Q: What would you say to encourage people who haven’t practiced yoga to take it up?
A: Yoga is a 5,000-year-old vast system of holistic health that has stood the test of time.
At the same time, modern mainstream science has now verified and continues to discover additional benefits of yoga. Not only are the physical postures beneficial in many ways, but other key aspects of yoga, such as meditation and breathwork, are potent ways to positively affect health and longevity.
Yoga reduces stress, builds strength and flexibility, and increases immunity. However, this is not why the ancients dedicated their lives to the study of yoga. It is also a system of expanding one’s awareness and affects the more subtle aspects of our being that cannot be measured scientifically.
As we expand our awareness, the benefits are limitless. Yoga is an incredible gift to us from the ancient past.

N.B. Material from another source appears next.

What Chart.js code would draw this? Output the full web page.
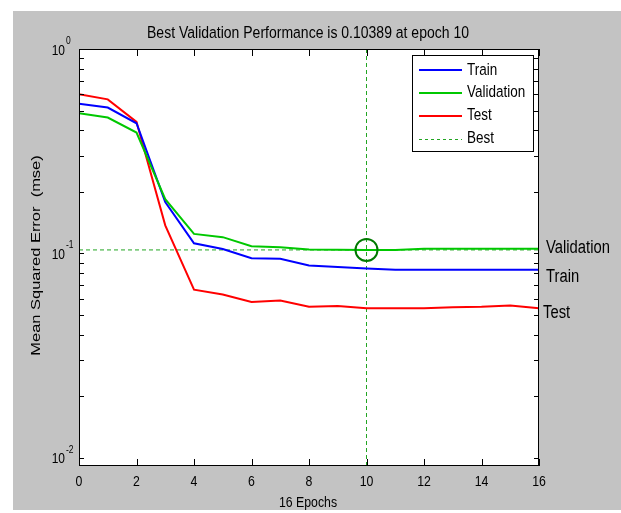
<!DOCTYPE html>
<html>
<head>
<meta charset="utf-8">
<script src="https://cdn.jsdelivr.net/npm/chart.js@4/dist/chart.umd.min.js"></script>
<style>
  html, body { margin: 0; padding: 0; background: #ffffff; }
  canvas { display: block; }
</style>
</head>
<body>
<canvas id="c" width="621" height="513"></canvas>
<script>
// ---- data ----
const epochs = [0, 1, 2, 3, 4, 5, 6, 7, 8, 9, 10, 11, 12, 13, 14, 15, 16];
const train = [0.540, 0.517, 0.433, 0.178, 0.112, 0.105, 0.0947, 0.094, 0.0872, 0.0858, 0.0843, 0.0832, 0.0832, 0.0832, 0.0832, 0.0832, 0.0832];
const validation = [0.485, 0.462, 0.390, 0.184, 0.1245, 0.120, 0.1084, 0.107, 0.1045, 0.1042, 0.10389, 0.1039, 0.1052, 0.1052, 0.1052, 0.1052, 0.1052];
const test = [0.600, 0.567, 0.440, 0.137, 0.0664, 0.0628, 0.0578, 0.0588, 0.0547, 0.0553, 0.0538, 0.0538, 0.0538, 0.0545, 0.0548, 0.0556, 0.0538];
const bestEpoch = 10;
const bestPerf = 0.10389;
const xTicks = [0, 2, 4, 6, 8, 10, 12, 14, 16];
const yDecades = [0.01, 0.1, 1];
const yDecadeExp = ['-2', '-1', '0'];
const seriesNames = ['Train', 'Validation', 'Test', 'Best'];
const titleText = 'Best Validation Performance is 0.10389 at epoch 10';
const xTitle = '16 Epochs';
const yTitle = 'Mean Squared Error  (mse)';
const yMin = 0.0091, yMax = 1;

const BLUE = '#0000ff', GREEN = '#00c800', RED = '#ff0000', BESTC = '#22a522', CIRC = '#007a00';
const GRAY = '#c3c3c3';
const FONT = '"Liberation Sans", Arial, sans-serif';
const SY = 1.22;

const pts = (ys) => epochs.map((e, i) => ({ x: e, y: ys[i] }));

function txt(ctx, s, x, y, size, align, baseline, rot) {
  ctx.save();
  ctx.translate(x, y);
  if (rot) { ctx.rotate(rot); ctx.scale(SY, 1); } else { ctx.scale(1, SY); }
  ctx.font = size + 'px ' + FONT;
  ctx.fillStyle = '#000';
  ctx.textAlign = align;
  ctx.textBaseline = baseline || 'alphabetic';
  ctx.fillText(s, 0, 0);
  ctx.restore();
}

const decor = {
  id: 'decor',
  beforeDraw(chart) {
    const ctx = chart.ctx, a = chart.chartArea;
    ctx.save();
    ctx.fillStyle = '#ffffff';
    ctx.fillRect(0, 0, chart.width, chart.height);
    ctx.fillStyle = GRAY;
    ctx.fillRect(13, 11, chart.width - 13, 499);
    ctx.fillStyle = '#ffffff';
    ctx.fillRect(a.left, a.top, a.right - a.left, a.bottom - a.top);
    ctx.restore();
  },
  afterDatasetsDraw(chart) {
    const ctx = chart.ctx, a = chart.chartArea;
    const xs = chart.scales.x, ys = chart.scales.y;
    ctx.save();
    // axes box
    ctx.strokeStyle = '#000';
    ctx.lineWidth = 1;
    ctx.strokeRect(a.left + 0.5, a.top + 0.5, a.right - a.left - 1, a.bottom - a.top - 1);
    // y ticks (major + minor), both sides, inward
    ctx.beginPath();
    for (let k = 0; k < yDecades.length; k++) {
      const d = yDecades[k];
      const maxM = (d === 1) ? 1 : 9;
      for (let m = 1; m <= maxM; m++) {
        const v = m * d;
        if (v < yMin || v > yMax) continue;
        const py = Math.round(ys.getPixelForValue(v)) + 0.5;
        ctx.moveTo(a.left, py); ctx.lineTo(a.left + 5, py);
        ctx.moveTo(a.right, py); ctx.lineTo(a.right - 5, py);
      }
    }
    // x ticks, top and bottom, inward
    xTicks.forEach(t => {
      const px = Math.round(xs.getPixelForValue(t)) + 0.5;
      ctx.moveTo(px, a.bottom); ctx.lineTo(px, a.bottom - 7);
      ctx.moveTo(px, a.top); ctx.lineTo(px, a.top + 7);
    });
    ctx.stroke();
    // x tick labels
    xTicks.forEach(t => {
      txt(ctx, String(t), xs.getPixelForValue(t), a.bottom + 20, 12.3, 'center');
    });
    // y tick labels 10^n
    yDecades.forEach((d, i) => {
      const py = ys.getPixelForValue(d);
      txt(ctx, '10', 65, py + 5.6, 12, 'right');
      txt(ctx, yDecadeExp[i], 66, py - 5, 8.5, 'left');
    });
    // titles
    txt(ctx, titleText, 308, 37.5, 14, 'center');
    txt(ctx, xTitle, 308, 506.5, 12.3, 'center');
    txt(ctx, yTitle, 39.5, (a.top + a.bottom) / 2 - 2, 13.5, 'center', 'alphabetic', -Math.PI / 2);
    // end labels
    const last = epochs.length - 1;
    txt(ctx, 'Validation', a.right + 7, ys.getPixelForValue(validation[last]) - 0.5, 14.8, 'left', 'middle');
    txt(ctx, 'Train', a.right + 7, ys.getPixelForValue(train[last]) + 7.5, 14.8, 'left', 'middle');
    txt(ctx, 'Test', a.right + 4, ys.getPixelForValue(test[last]) + 4.5, 14.8, 'left', 'middle');
    // legend
    const lx = 412, ly = 55, lw = 121, lh = 96;
    ctx.fillStyle = '#ffffff';
    ctx.fillRect(lx, ly, lw, lh);
    ctx.strokeStyle = '#000';
    ctx.lineWidth = 1;
    ctx.strokeRect(lx + 0.5, ly + 0.5, lw, lh);
    const cols = [BLUE, GREEN, RED, BESTC];
    seriesNames.forEach((name, i) => {
      const y = 70 + i * 22.9;
      ctx.beginPath();
      ctx.strokeStyle = cols[i];
      ctx.lineWidth = i < 3 ? 2 : 1;
      ctx.setLineDash(i < 3 ? [] : [3, 3]);
      ctx.moveTo(419, Math.round(y) + (i < 3 ? 0 : 0.5));
      ctx.lineTo(462, Math.round(y) + (i < 3 ? 0 : 0.5));
      ctx.stroke();
      ctx.setLineDash([]);
      txt(ctx, name, 467, y, 13.5, 'left', 'middle');
    });
    ctx.restore();
  }
};

new Chart(document.getElementById('c'), {
  type: 'line',
  data: {
    datasets: [
      { label: 'BestCircle', data: [{ x: bestEpoch, y: bestPerf }], showLine: false,
        pointRadius: 11, pointHoverRadius: 11, pointBorderColor: CIRC, pointBorderWidth: 2,
        pointBackgroundColor: 'rgba(0,0,0,0)', order: 0 },
      { label: 'Train', data: pts(train), borderColor: BLUE, borderWidth: 2, pointRadius: 0, tension: 0, order: 2 },
      { label: 'Validation', data: pts(validation), borderColor: GREEN, borderWidth: 2, pointRadius: 0, tension: 0, order: 1 },
      { label: 'Test', data: pts(test), borderColor: RED, borderWidth: 2, pointRadius: 0, tension: 0, order: 3 },
      { label: 'Best', data: [{ x: bestEpoch, y: yMin }, { x: bestEpoch, y: yMax }], borderColor: BESTC,
        borderWidth: 1, borderDash: [4, 3], pointRadius: 0, order: 4 },
      { label: 'BestH', data: [{ x: epochs[0], y: bestPerf }, { x: epochs[epochs.length - 1], y: bestPerf }],
        borderColor: BESTC, borderWidth: 1, borderDash: [4, 3], pointRadius: 0, order: 5 }
    ]
  },
  options: {
    responsive: false,
    animation: false,
    devicePixelRatio: 1,
    layout: { padding: { left: 79, top: 49, right: 82, bottom: 47 } },
    plugins: { legend: { display: false }, title: { display: false }, tooltip: { enabled: false } },
    scales: {
      x: { type: 'linear', min: 0, max: 16, display: false },
      y: { type: 'logarithmic', min: yMin, max: yMax, display: false }
    }
  },
  plugins: [decor]
});
</script>
</body>
</html>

Q: What do you hope readers take away from the book?
A: I hope that readers are inspired to begin a yoga practice or, if they have a practice, learn more about the wisdom teachings beyond the physical poses (asanas).
The world is changing so quickly that we can easily lose our footing and forget who we are and how to live a healthy and joyful life. Yoga offers many techniques and tools to help us get back on the path to balance.
Ultimately, yoga guides us to accept ourselves and understand the depth of our being. I hope that readers practice yoga to bring more of who they are into our world. That’s what the world needs right now.
Q: What are you working on now?
A: Currently, I teach an online Introduction To Meditation course for those who want to get started and establish a home meditation practice. In addition, I continue to share yoga through classes, workshops, and writing.
Q: Anything else we should know?
A: I’m very grateful to my readers and for your interest!